You don’t have to fix what you feel. Just start by meeting it.

The Psychology Behind It

In psychological research, this is called affect labeling. Studies from UCLA show that naming an emotion actually reduces amygdala activity (your fear center) and activates the prefrontal cortex (your regulation center). You’re not just talking—you’re soothing your system.

Curiosity is the antidote to shame. When we get curious about what we’re feeling, we stop seeing emotions as problems—and start treating them as signals.

Why Emotional Curiosity Matters

Emotions don’t ask to be solved—they ask to be seen.
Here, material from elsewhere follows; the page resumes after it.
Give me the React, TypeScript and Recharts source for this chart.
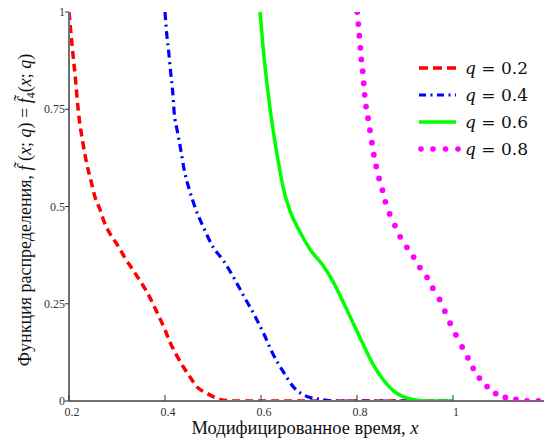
import React from 'react';
import { LineChart, Line, XAxis, YAxis, Legend } from 'recharts';

// ---- data ----
const q02X = [0.2, 0.206, 0.214, 0.219, 0.228, 0.237, 0.247, 0.254, 0.265, 0.273, 0.285, 0.303, 0.317, 0.331, 0.347, 0.362, 0.386, 0.4, 0.41, 0.424, 0.438, 0.452, 0.466, 0.487, 0.508, 0.53, 0.55, 0.7, 0.85, 1.0];
const q02Y = [1, 0.92, 0.82, 0.75, 0.67, 0.61, 0.56, 0.525, 0.491, 0.461, 0.431, 0.397, 0.367, 0.341, 0.311, 0.281, 0.221, 0.183, 0.152, 0.118, 0.088, 0.062, 0.037, 0.02, 0.007, 0.001, 0, 0, 0, 0];

const q04X = [0.4, 0.4035, 0.408, 0.412, 0.416, 0.419, 0.426, 0.433, 0.44, 0.451, 0.464, 0.48, 0.5, 0.521, 0.546, 0.563, 0.584, 0.605, 0.624, 0.646, 0.667, 0.697, 0.725, 0.75, 0.85, 1.0];
const q04Y = [1, 0.945, 0.894, 0.842, 0.795, 0.744, 0.692, 0.645, 0.594, 0.542, 0.493, 0.447, 0.396, 0.362, 0.311, 0.272, 0.226, 0.175, 0.123, 0.076, 0.037, 0.011, 0.004, 0, 0, 0];

const q06X = [0.598, 0.605, 0.612, 0.619, 0.626, 0.636, 0.646, 0.66, 0.681, 0.702, 0.73, 0.751, 0.771, 0.792, 0.813, 0.834, 0.855, 0.876, 0.896, 0.917, 0.94, 1.0];
const q06Y = [1, 0.9, 0.82, 0.75, 0.69, 0.615, 0.55, 0.49, 0.435, 0.39, 0.347, 0.305, 0.255, 0.2, 0.145, 0.093, 0.054, 0.026, 0.011, 0.004, 0, 0];

// q = 0.8 is drawn as individual sample points (one dot per value)
const q08X = [0.8006, 0.8027, 0.8048, 0.8069, 0.809, 0.8119, 0.814, 0.816, 0.8188, 0.823, 0.827, 0.831, 0.835, 0.84, 0.846, 0.853, 0.859, 0.868, 0.879, 0.89, 0.904, 0.918, 0.931, 0.946, 0.958, 0.972, 0.983, 0.994, 1.006, 1.019, 1.031, 1.042, 1.055, 1.071, 1.089, 1.109, 1.131, 1.154, 1.178];
const q08Y = [1, 0.969, 0.939, 0.908, 0.878, 0.848, 0.817, 0.787, 0.757, 0.727, 0.696, 0.664, 0.633, 0.603, 0.572, 0.542, 0.512, 0.481, 0.451, 0.422, 0.395, 0.37, 0.343, 0.318, 0.29, 0.261, 0.231, 0.2, 0.17, 0.139, 0.111, 0.084, 0.059, 0.037, 0.019, 0.009, 0.004, 0, 0];

const seriesNames = ['0.2', '0.4', '0.6', '0.8'];
const xTicks = [0.2, 0.4, 0.6, 0.8, 1];
const xTickLabels = ['0.2', '0.4', '0.6', '0.8', '1'];
const yTicks = [0, 0.25, 0.5, 0.75, 1];
const yTickLabels = ['0', '0.25', '0.5', '0.75', '1'];

const toRows = (xs: number[], ys: number[]) => xs.map((x, i) => ({ x, y: ys[i] }));

const series = [
  { name: seriesNames[0], data: toRows(q02X, q02Y), color: '#ff0000', width: 3.5, dash: '8 5', dots: false, legendDash: '9 5' },
  { name: seriesNames[1], data: toRows(q04X, q04Y), color: '#0000ff', width: 3.2, dash: '8 4.5 2 4.5', dots: false, legendDash: '7 4.5 2 4.5' },
  { name: seriesNames[2], data: toRows(q06X, q06Y), color: '#00ff00', width: 3.5, dash: undefined, dots: false, legendDash: undefined },
  { name: seriesNames[3], data: toRows(q08X, q08Y), color: '#ff00ff', width: 0, dash: undefined, dots: true, legendDash: undefined },
];

const AXIS = '#707070';
const TICK = '#333333';
const FONT = 'Liberation Serif, Tinos, Times New Roman, serif';
const LEGEND_FONT = 'DejaVu Serif, Liberation Serif, serif';

const BottomTick = (props: any) => {
  const { x, y, payload } = props;
  const i = xTicks.indexOf(payload.value);
  return (
    <g>
      <line x1={x} x2={x} y1={y} y2={y - 6} stroke={TICK} strokeWidth={1} />
      <text x={x + 3} y={y + 15} textAnchor="middle" style={{ fontFamily: FONT, fontSize: 12 }} fill={TICK}>
        {xTickLabels[i]}
      </text>
    </g>
  );
};

const TopTick = (props: any) => {
  const { x, y } = props;
  return <line x1={x} x2={x} y1={y} y2={y + 5} stroke={TICK} strokeWidth={1} />;
};

const LeftTick = (props: any) => {
  const { x, y, payload } = props;
  const i = yTicks.indexOf(payload.value);
  return (
    <g>
      <line x1={x - 4} x2={x} y1={y} y2={y} stroke={TICK} strokeWidth={1} />
      <text x={x - 4} y={y + 4} textAnchor="end" style={{ fontFamily: FONT, fontSize: 12 }} fill={TICK}>
        {yTickLabels[i]}
      </text>
    </g>
  );
};

const RightTick = (props: any) => {
  const { x, y } = props;
  return <line x1={x - 8} x2={x} y1={y} y2={y} stroke={TICK} strokeWidth={1} />;
};

const XLabel = (props: any) => {
  const vb = props.viewBox || { x: 69, y: 401, width: 480 };
  return (
    <text x={vb.x + 236} y={vb.y + 33} textAnchor="middle" style={{ fontFamily: FONT, fontSize: 18.5 }} fill="#111">
      Модифицированное время, <tspan fontStyle="italic">x</tspan>
    </text>
  );
};

const YLabel = (props: any) => {
  const vb = props.viewBox || { x: 0, y: 12, height: 389 };
  const cy = vb.y + 198;
  return (
    <text transform="rotate(-90)" x={-cy} y={31} textAnchor="middle" style={{ fontFamily: FONT, fontSize: 18 }} fill="#111">
      Функция распределения, <tspan fontStyle="italic">f̃</tspan> (<tspan fontStyle="italic">x</tspan>; <tspan fontStyle="italic">q</tspan>) = <tspan fontStyle="italic">f̃</tspan>
      <tspan style={{ fontSize: 12 }} dy={4}>4</tspan>
      <tspan dy={-4}>(</tspan><tspan fontStyle="italic">x</tspan>; <tspan fontStyle="italic">q</tspan>)
    </text>
  );
};

const legendDotXs = [4, 16, 28.5, 41];

const renderLegend = () => (
  <div style={{ fontFamily: LEGEND_FONT, fontSize: 17, color: '#111' }}>
    {series.map((s) => (
      <div key={s.name} style={{ display: 'flex', alignItems: 'center', height: 27 }}>
        <svg width={44} height={10} style={{ display: 'block' }}>
          {s.dots ? (
            legendDotXs.map((cx) => <circle key={cx} cx={cx} cy={5} r={2.8} fill={s.color} />)
          ) : (
            <line
              x1={2}
              x2={39}
              y1={5}
              y2={5}
              stroke={s.color}
              strokeWidth={s.width}
              strokeDasharray={s.legendDash}
            />
          )}
        </svg>
        <span style={{ marginLeft: 4, whiteSpace: 'nowrap' }}>
          <i>q</i> = {s.name}
        </span>
      </div>
    ))}
  </div>
);

export default function App() {
  return (
    <div style={{ position: 'absolute', left: 0, top: 0, width: 544, height: 441, overflow: 'hidden', background: '#fff' }}>
      <LineChart width={549} height={441} margin={{ top: 12, right: 0, bottom: 0, left: 0 }}>
        <XAxis
          xAxisId="b"
          dataKey="x"
          type="number"
          domain={[0.2, 1.2]}
          allowDataOverflow
          ticks={xTicks}
          height={40}
          tickSize={0}
          tickMargin={0}
          tickLine={false}
          tick={<BottomTick />}
          axisLine={{ stroke: AXIS, strokeWidth: 2 }}
          label={<XLabel />}
        />
        <XAxis
          xAxisId="t"
          orientation="top"
          dataKey="x"
          type="number"
          domain={[0.2, 1.2]}
          allowDataOverflow
          ticks={xTicks}
          height={0}
          tickSize={0}
          tickMargin={0}
          tickLine={false}
          tick={<TopTick />}
          axisLine={{ stroke: AXIS, strokeWidth: 2 }}
        />
        <YAxis
          yAxisId="l"
          dataKey="y"
          type="number"
          domain={[0, 1]}
          allowDataOverflow
          ticks={yTicks}
          width={69}
          tickSize={0}
          tickMargin={0}
          tickLine={false}
          tick={<LeftTick />}
          axisLine={{ stroke: AXIS, strokeWidth: 2 }}
          label={<YLabel />}
        />
        <YAxis
          yAxisId="r"
          orientation="right"
          dataKey="y"
          type="number"
          domain={[0, 1]}
          allowDataOverflow
          ticks={yTicks}
          width={0}
          tickSize={0}
          tickMargin={0}
          tickLine={false}
          tick={<RightTick />}
          axisLine={{ stroke: AXIS, strokeWidth: 2 }}
        />
        <Legend
          layout="vertical"
          align="center"
          verticalAlign="middle"
          content={renderLegend}
          wrapperStyle={{ left: 417, top: 54, width: 130, height: 110 }}
        />
        {series.map((s) => (
          <Line
            key={s.name}
            xAxisId="b"
            yAxisId="l"
            data={s.data}
            dataKey="y"
            name={s.name}
            type="monotone"
            stroke={s.dots ? 'none' : s.color}
            strokeWidth={s.width}
            strokeDasharray={s.dash}
            dot={s.dots ? { r: 2.9, fill: s.color, stroke: 'none' } : false}
            activeDot={false}
            isAnimationActive={false}
          />
        ))}
      </LineChart>
    </div>
  );
}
When you pause and check in with your emotional world, you interrupt automatic patterns, deepen self-awareness, and build emotional resilience.

If you're unsure what you feel, try browsing this Feelings Wheel ↗. It’s a visual guide to help you move beyond “fine” and name what’s really going on.

Watch this 2-minute explainer on Understanding Your Emotions ↗ — a gentle guide to how your emotional brain works, and why naming feelings helps you heal.

Journal Prompts for Emotional Check-ins

  • What emotion feels closest to the surface right now?
  • Where do I feel it in my body?
  • If this feeling could speak, what would it say?

Try This Today

You don’t need a journal or an hour. Just a few moments of soft honesty:

  • Ask yourself: What am I feeling right now? Choose one word. Not a sentence. Not a story. Just a word.
  • Say it out loud or write it down: “I feel... tired.” “I feel... invisible.” “I feel... hopeful.”
  • Follow up, gently: What might this feeling need right now?
You don’t have to get it right. You just have to get honest.
Let your journal hold space for what you’re still learning to name.